By DOROTHY HOOD,
Capital News Service
ANNAPOLIS, Md. — Running bamboo grows so fast and is so invasive that it’s rooting up headstones in cemeteries, crossing neighborhood property lines and becoming a “major issue” in Maryland parks.
Bamboo overgrowth was so bad for one Maryland resident that the constituent contacted Del. Linda Foley, D-Montgomery, for help with a neighbor’s bamboo crossing the property boundary. Now Foley, a member of the Environment and Transportation Committee, has introduced a bill to regulate the invasive species.
“They came to me because they had a problem and they wanted me to resolve it as their representative,” Foley told Capital News Service. “They had a real problem with bamboo from their neighbor’s yard invading their yard.”
Foley said she hopes this bill will educate people about the invasive nature of bamboo and encourage gardeners to take appropriate measures before they decide to plant it.
The bill, HB 0090, Control of Running Bamboo, would prohibit property owners from allowing running bamboo to grow on their property without proper upkeep, or allowing it to spread to the adjoining properties or a public right-of-way.
Violations would carry a fine of up to $50 for a first offense. A second offense would be subject to a fine not exceeding $200. Maximum fines could not exceed $3,000 under the bill.
According to Foley, the Department of Agriculture has already put two species of running bamboo – golden bamboo and yellow groove bamboo – on the tier-two invasive plant species list. This listing means that the plants cannot be offered for sale unless they are conspicuously marked as tier-two invasive species.
According to the website for Lewis Bamboo, a nursery located in Alabama dedicated solely to the production of bamboo, running bamboo is going to “take over the world” because of its aggressive rooting.
Ryan Colliton, Montgomery County Parks principal natural resources specialist, said the parks focus on native biodiversity and high-quality habitats, trying to maintain or restore them. Running bamboo in the parks, he said, is a major obstruction in that mission.
“It comes into the parks, or it is established in the parks and spread to neighboring yards,” Colliton said.

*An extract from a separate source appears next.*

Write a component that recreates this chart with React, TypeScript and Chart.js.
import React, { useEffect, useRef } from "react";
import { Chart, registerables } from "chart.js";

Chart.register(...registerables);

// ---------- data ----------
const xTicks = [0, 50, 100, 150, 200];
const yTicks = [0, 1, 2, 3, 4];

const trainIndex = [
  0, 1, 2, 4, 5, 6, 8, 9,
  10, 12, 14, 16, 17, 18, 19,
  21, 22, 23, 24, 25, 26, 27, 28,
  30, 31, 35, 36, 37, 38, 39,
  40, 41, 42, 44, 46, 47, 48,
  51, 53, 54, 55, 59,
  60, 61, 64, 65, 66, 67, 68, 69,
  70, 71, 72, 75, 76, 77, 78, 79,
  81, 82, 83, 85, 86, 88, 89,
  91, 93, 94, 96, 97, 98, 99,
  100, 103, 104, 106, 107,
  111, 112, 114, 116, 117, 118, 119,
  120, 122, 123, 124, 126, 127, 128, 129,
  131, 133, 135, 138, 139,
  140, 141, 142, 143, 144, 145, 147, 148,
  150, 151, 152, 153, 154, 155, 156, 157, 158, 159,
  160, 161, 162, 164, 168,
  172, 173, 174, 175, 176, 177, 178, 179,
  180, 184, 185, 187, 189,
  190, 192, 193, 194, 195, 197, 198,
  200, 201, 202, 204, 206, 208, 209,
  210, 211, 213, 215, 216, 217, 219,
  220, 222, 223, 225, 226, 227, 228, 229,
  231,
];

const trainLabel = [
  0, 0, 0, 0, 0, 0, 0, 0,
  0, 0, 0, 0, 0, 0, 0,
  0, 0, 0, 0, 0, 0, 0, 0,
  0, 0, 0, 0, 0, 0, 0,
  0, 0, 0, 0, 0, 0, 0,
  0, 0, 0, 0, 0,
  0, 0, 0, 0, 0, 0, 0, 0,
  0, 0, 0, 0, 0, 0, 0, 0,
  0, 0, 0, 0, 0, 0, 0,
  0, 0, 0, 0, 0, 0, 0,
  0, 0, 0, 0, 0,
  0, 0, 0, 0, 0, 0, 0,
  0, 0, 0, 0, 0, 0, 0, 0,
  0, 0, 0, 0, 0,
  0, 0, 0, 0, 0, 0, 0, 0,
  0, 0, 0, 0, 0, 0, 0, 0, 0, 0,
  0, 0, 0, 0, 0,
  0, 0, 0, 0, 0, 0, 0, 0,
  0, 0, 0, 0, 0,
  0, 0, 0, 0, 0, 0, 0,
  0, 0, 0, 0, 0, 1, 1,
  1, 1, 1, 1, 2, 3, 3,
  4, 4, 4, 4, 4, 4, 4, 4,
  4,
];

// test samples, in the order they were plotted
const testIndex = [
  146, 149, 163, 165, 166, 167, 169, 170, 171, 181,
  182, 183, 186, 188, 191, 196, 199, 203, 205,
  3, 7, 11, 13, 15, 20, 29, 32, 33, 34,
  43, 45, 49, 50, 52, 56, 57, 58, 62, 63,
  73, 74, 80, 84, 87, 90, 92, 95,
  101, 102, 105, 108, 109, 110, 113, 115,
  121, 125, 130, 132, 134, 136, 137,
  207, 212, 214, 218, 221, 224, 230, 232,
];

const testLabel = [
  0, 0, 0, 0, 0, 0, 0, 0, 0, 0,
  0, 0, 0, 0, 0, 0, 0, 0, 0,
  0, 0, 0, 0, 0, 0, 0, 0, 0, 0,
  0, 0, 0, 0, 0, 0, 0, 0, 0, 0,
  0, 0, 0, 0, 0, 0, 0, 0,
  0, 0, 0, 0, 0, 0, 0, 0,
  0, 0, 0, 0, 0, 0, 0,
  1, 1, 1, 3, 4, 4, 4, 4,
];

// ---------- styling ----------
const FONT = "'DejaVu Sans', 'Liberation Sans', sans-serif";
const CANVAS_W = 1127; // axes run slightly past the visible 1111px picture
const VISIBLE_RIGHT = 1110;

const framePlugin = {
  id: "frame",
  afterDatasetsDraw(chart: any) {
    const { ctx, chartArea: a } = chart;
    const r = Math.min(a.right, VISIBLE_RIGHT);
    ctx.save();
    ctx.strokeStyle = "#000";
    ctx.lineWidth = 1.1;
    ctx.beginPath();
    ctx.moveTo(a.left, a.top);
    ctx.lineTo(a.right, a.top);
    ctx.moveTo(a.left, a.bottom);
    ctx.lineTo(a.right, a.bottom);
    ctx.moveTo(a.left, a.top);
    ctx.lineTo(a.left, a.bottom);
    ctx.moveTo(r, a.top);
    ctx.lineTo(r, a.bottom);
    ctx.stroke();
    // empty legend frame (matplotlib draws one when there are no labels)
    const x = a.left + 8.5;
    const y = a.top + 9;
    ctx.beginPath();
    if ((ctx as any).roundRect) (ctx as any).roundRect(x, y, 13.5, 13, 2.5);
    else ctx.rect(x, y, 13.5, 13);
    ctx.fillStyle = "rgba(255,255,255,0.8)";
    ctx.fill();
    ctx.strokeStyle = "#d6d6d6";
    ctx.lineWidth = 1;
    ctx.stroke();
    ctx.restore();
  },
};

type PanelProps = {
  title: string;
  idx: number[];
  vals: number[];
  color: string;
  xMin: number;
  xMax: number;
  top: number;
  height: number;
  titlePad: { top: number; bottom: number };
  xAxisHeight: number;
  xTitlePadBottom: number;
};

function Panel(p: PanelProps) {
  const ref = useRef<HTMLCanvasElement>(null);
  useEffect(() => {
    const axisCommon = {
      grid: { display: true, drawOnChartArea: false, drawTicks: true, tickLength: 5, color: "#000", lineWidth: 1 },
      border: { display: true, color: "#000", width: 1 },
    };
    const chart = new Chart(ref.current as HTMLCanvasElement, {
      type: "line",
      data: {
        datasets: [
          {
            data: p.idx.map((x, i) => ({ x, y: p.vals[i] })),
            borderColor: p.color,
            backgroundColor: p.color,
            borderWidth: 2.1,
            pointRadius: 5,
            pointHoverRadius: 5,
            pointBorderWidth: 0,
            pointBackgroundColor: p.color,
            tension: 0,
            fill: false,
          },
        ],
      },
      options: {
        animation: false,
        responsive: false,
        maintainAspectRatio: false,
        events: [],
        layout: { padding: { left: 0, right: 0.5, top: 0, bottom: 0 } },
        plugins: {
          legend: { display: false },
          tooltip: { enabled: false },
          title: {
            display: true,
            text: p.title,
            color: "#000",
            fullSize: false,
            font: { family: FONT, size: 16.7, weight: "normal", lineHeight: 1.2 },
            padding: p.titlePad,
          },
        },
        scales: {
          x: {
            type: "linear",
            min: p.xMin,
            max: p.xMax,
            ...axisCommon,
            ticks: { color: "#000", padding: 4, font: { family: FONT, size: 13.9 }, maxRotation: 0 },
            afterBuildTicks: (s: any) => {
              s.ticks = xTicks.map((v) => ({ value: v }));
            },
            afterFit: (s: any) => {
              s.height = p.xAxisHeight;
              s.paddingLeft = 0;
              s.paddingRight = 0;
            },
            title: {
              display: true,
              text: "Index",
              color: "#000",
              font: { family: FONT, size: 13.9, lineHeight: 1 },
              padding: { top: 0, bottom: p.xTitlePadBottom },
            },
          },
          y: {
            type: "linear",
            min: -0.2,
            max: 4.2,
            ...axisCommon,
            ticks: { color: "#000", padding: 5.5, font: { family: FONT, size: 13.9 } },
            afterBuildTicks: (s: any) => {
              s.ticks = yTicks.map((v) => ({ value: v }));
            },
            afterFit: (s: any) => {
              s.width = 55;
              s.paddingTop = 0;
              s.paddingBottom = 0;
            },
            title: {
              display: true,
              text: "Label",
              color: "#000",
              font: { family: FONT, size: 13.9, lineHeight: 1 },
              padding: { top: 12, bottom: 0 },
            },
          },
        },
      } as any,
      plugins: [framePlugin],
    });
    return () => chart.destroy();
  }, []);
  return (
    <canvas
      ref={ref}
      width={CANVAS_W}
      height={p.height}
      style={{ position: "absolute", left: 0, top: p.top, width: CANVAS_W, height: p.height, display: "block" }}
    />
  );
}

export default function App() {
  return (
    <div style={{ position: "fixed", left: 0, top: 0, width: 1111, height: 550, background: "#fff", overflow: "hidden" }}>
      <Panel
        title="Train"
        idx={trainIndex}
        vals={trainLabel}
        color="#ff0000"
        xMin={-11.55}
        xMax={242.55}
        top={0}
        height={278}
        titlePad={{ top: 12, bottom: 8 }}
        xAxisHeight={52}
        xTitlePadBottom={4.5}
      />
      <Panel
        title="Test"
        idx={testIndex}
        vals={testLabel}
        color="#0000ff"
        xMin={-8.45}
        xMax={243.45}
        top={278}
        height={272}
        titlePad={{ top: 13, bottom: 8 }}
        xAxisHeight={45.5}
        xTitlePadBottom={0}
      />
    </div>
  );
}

Regulating these invasive plants, Colliton said, is a three-year investment, with cost depending on the size of the bamboo patch. One of the projects they are doing now is in Willard Avenue Neighborhood Park in Bethesda, Colliton said. It is estimated that the cost of managing the growth is around $8,000, split between the initial treatment of cutting the growth, and any additional treatment within the investment time frame.

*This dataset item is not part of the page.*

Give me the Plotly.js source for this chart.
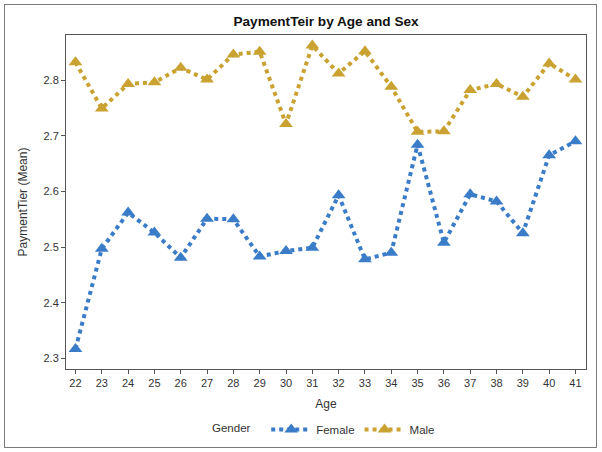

“Typically, the easiest way, unfortunately for us to control it, is the use of herbicides,” Colliton said.
Park personnel first try to control the bamboo by cutting it, which exhausts the roots, cutting the taps and allowing regrowth, which weakens the root system. The herbicides come into play when small growths spurt out of the ground, keeping it controlled at the start.

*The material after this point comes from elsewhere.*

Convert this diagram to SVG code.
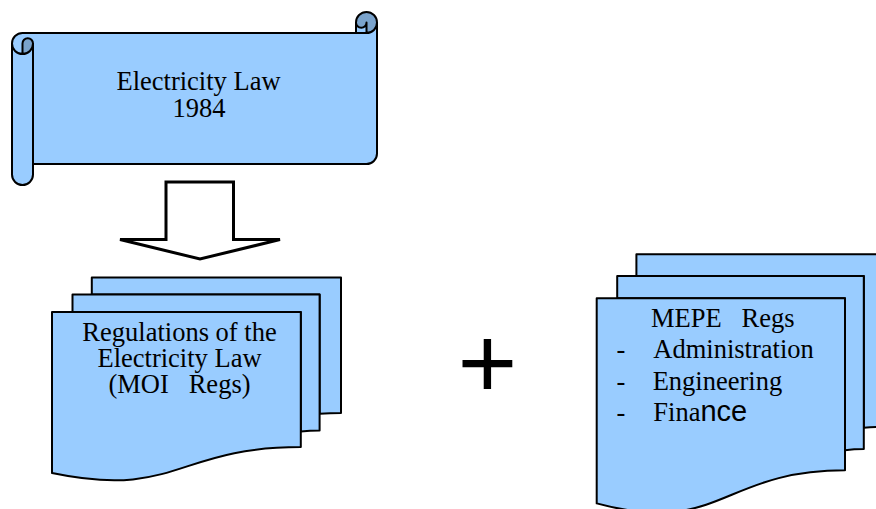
<svg xmlns="http://www.w3.org/2000/svg" width="876" height="509" viewBox="0 0 876 509">
  <style>
    .shape { fill: #99ccff; stroke: #000; stroke-width: 2; stroke-linejoin: round; }
    .dark { fill: #7aa3cc; stroke: none; }
    .line { fill: none; stroke: #000; stroke-width: 2; stroke-linejoin: round; }
    .serif { font-family: "Liberation Serif", "Times New Roman", serif; font-size: 26.5px; fill: #000; }
    .sans { font-family: "Liberation Sans", Arial, sans-serif; fill: #000; }
  </style>
  <rect width="876" height="509" fill="#fff"/>

  <!-- Scroll: Electricity Law 1984 -->
  <g id="law">
    <path fill="#99ccff" d="M377,22.5 A10.5,10.5 0 0 1 366.5,33 L366.5,22.5 A5.25,5.25 0 0 1 356,22.5 L356,33 L22.5,33 A10.5,10.5 0 0 0 12,43.5 L12,174.5 A10.5,10.5 0 0 0 33,174.5 L33,164 L366.5,164 A10.5,10.5 0 0 0 377,153.5 Z M22.5,54 A10.5,10.5 0 0 0 33,43.5 A5.25,5.25 0 0 0 22.5,43.5 Z"/>
    <path class="dark" d="M22.5,54 A10.5,10.5 0 0 0 33,43.5 A5.25,5.25 0 0 0 22.5,43.5 Z M366.5,33 A10.5,10.5 0 1 0 356,22.5 A5.25,5.25 0 0 0 366.5,22.5 Z"/>
    <path class="line" d="M12,43.5 A10.5,10.5 0 0 1 22.5,33 L356,33 L356,22.5 A10.5,10.5 0 0 1 377,22.5 L377,153.5 A10.5,10.5 0 0 1 366.5,164 L33,164 L33,174.5 A10.5,10.5 0 0 1 12,174.5 Z M356,33 L366.5,33 A10.5,10.5 0 0 0 377,22.5 M366.5,33 L366.5,22.5 A5.25,5.25 0 0 1 356,22.5 M22.5,54 L22.5,43.5 A5.25,5.25 0 0 1 33,43.5 A10.5,10.5 0 0 1 12,43.5 M33,43.5 L33,164"/>
    <text class="serif" text-anchor="middle" x="198.5" y="89.5">Electricity Law</text>
    <text class="serif" text-anchor="middle" x="199" y="116.5">1984</text>
  </g>

  <!-- Connector: hollow block arrow -->
  <g id="connectors">
    <path d="M166,182 L233.5,182 L233.5,239.5 L280,239.5 L200,259 L120,239.5 L166,239.5 Z" fill="#fff" stroke="#000" stroke-width="3" stroke-linejoin="miter"/>
  </g>

  <!-- Multi-document: MOI regulations -->
  <g id="moi-regs">
    <path class="shape" d="M91.8,294.6 L91.8,277.5 L341,277.5 L341,413 C330,413 319.6,413.7 319.6,413.7 L319.6,294.6 Z"/>
    <path class="shape" d="M72.5,312.1 L72.5,294.6 L319.6,294.6 L319.6,430.5 C310,430.5 300.8,431.4 300.8,431.4 L300.8,312.1 Z"/>
    <path class="shape" d="M52,473.1 C176.4,499.1 176.4,447.1 300.8,447.1 L300.8,312.1 L52,312.1 Z"/>
    <text class="serif" text-anchor="middle" x="179.5" y="341">Regulations of the</text>
    <text class="serif" text-anchor="middle" x="179.5" y="367">Electricity Law</text>
    <text class="serif" text-anchor="middle" x="179.5" y="392.5" xml:space="preserve">(MOI   Regs)</text>
  </g>

  <!-- Plus sign -->
  <g id="plus">
    <text class="sans" x="457.6" y="397.8" font-size="102.5">+</text>
  </g>

  <!-- Multi-document: MEPE regulations -->
  <g id="mepe-regs">
    <path class="shape" d="M636.4,276 L636.4,254.2 L885,254.2 L885,426.8 C875,426.8 863.8,427.7 863.8,427.7 L863.8,276 Z"/>
    <path class="shape" d="M617.2,298.3 L617.2,276 L863.8,276 L863.8,449 C854,449 845,450.2 845,450.2 L845,298.3 Z"/>
    <path class="shape" d="M596.7,503.4 C720.9,536.5 720.9,470.3 845,470.3 L845,298.3 L596.7,298.3 Z"/>
    <text class="serif" x="651" y="327" xml:space="preserve">MEPE   Regs</text>
    <text class="serif" x="616.5" y="358">-</text>
    <text class="serif" x="653.3" y="358">Administration</text>
    <text class="serif" x="616.5" y="390">-</text>
    <text class="serif" x="652.7" y="390">Engineering</text>
    <text class="serif" x="616.5" y="421">-</text>
    <text x="653.3" y="421"><tspan class="serif">Fina</tspan><tspan class="sans" font-size="29">nce</tspan></text>
  </g>
</svg>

Many Maryland properties use bamboo as boundary barriers. For example, Foley said that Moses Morningstar Cemetery, a historic cemetery along the Beltway in Montgomery County, planted bamboo to shield the graves from traffic.
“The bamboo is so invasive that it’s getting into the headstones and into the burial plots themselves,” Foley said.
Controlling bamboo is the goal, since the spread is so rapid it seems to be a constant issue for landowners, said Daniel Root, a natural resource planner who manages the forest health program and the Forestry Legacy program for the Maryland Forest Service, a part of the Maryland Department of Natural Resources.
“We have done treatments of controlling bamboo in Sandy Point,” Root said.
Sandy Point State Park is located in Anne Arundel County and sits on 736-acres along the northwestern shore of the Chesapeake Bay.
“Bamboo grows through rhizomes underneath (the soil) and spreads … so they have to dig trenches depending on what the landowner’s objective is,” Root said about local contractors that the DNR works with to contain the species.
Bamboo structures are tall and dense, and usually blanket the area in which they inhabit, which could cause the loss of habitat for some wildlife. Parks in Maryland see some issues with wildlife when they cut down the plants.
“There may occasionally be birds that will use it as nesting. One of the unfortunate critters that like to use bamboo is the non-native rats,” Colliton said.
Colliton said with bamboo, and all invasive species, it displaces the natives. If the parks replace bamboo with native plants, it is going to be better for nesting birds, insects, and other wildlife.
This bill is scheduled for a hearing on Tuesday in the Environment and Transportation Committee.